Fear and Loathing Of The Blank Page

Picture this scene as I sat down to write this blogpost.

INTERIOR – JOHN’S OFFICE – MORNING

A man in an Alice In Chains t-shirt and a pair of basketball shorts coughs three times and sits down in a beat to all hell office chair with a cup of tea in hand. He sips, stares out the window and sighs. 

He touches the mouse and the PC’s screen flicks to life. He sips the tea and stares at the white space on the screen. Then he stares out the window. Then back to the white space. Then out the window. Then he thinks about butts and that makes him giggle. Then he has a giggle contest with himself. The white page is still blank.

He makes a disgusted “Ugh” noise, and picks up his phone instead. 

Yeah, that’s how today started.
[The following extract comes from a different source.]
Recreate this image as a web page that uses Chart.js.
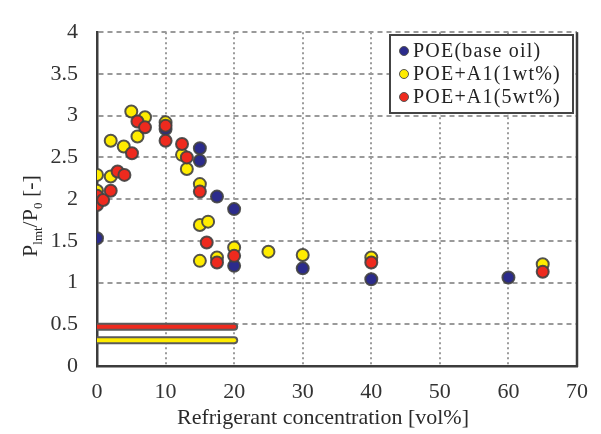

This post will go up on Monday, which is Memorial Day, and I know that the majority of people will be off, and I did have loads of thoughts about “just put up a fluff piece then go strong on Wednesday”, but skipping a day means I can find ways to procrastinate (yes, I know I have editing and translations due in 2 weeks, so it’s not completely procrastinating, but like, blog procrastinating, blogcrastinating), and I’m not gonna skip a day.

So what do I do? I think of my tiny muse. Yes, I have a tiny muse. Imagine a way cooler Tinkerbell who totally gets memes and eats Mexican food and ditch the wings. I’m not sure about the whole constant shed glitter like it’s dandruff thing, I think that’s a weird question to ask a muse (hey do you have glitter dandruff, did I just make you nervous about your hair, wait, where are you going?), so let’s not get hung up on the muse’s awesome hair and go back to what the muse does for me.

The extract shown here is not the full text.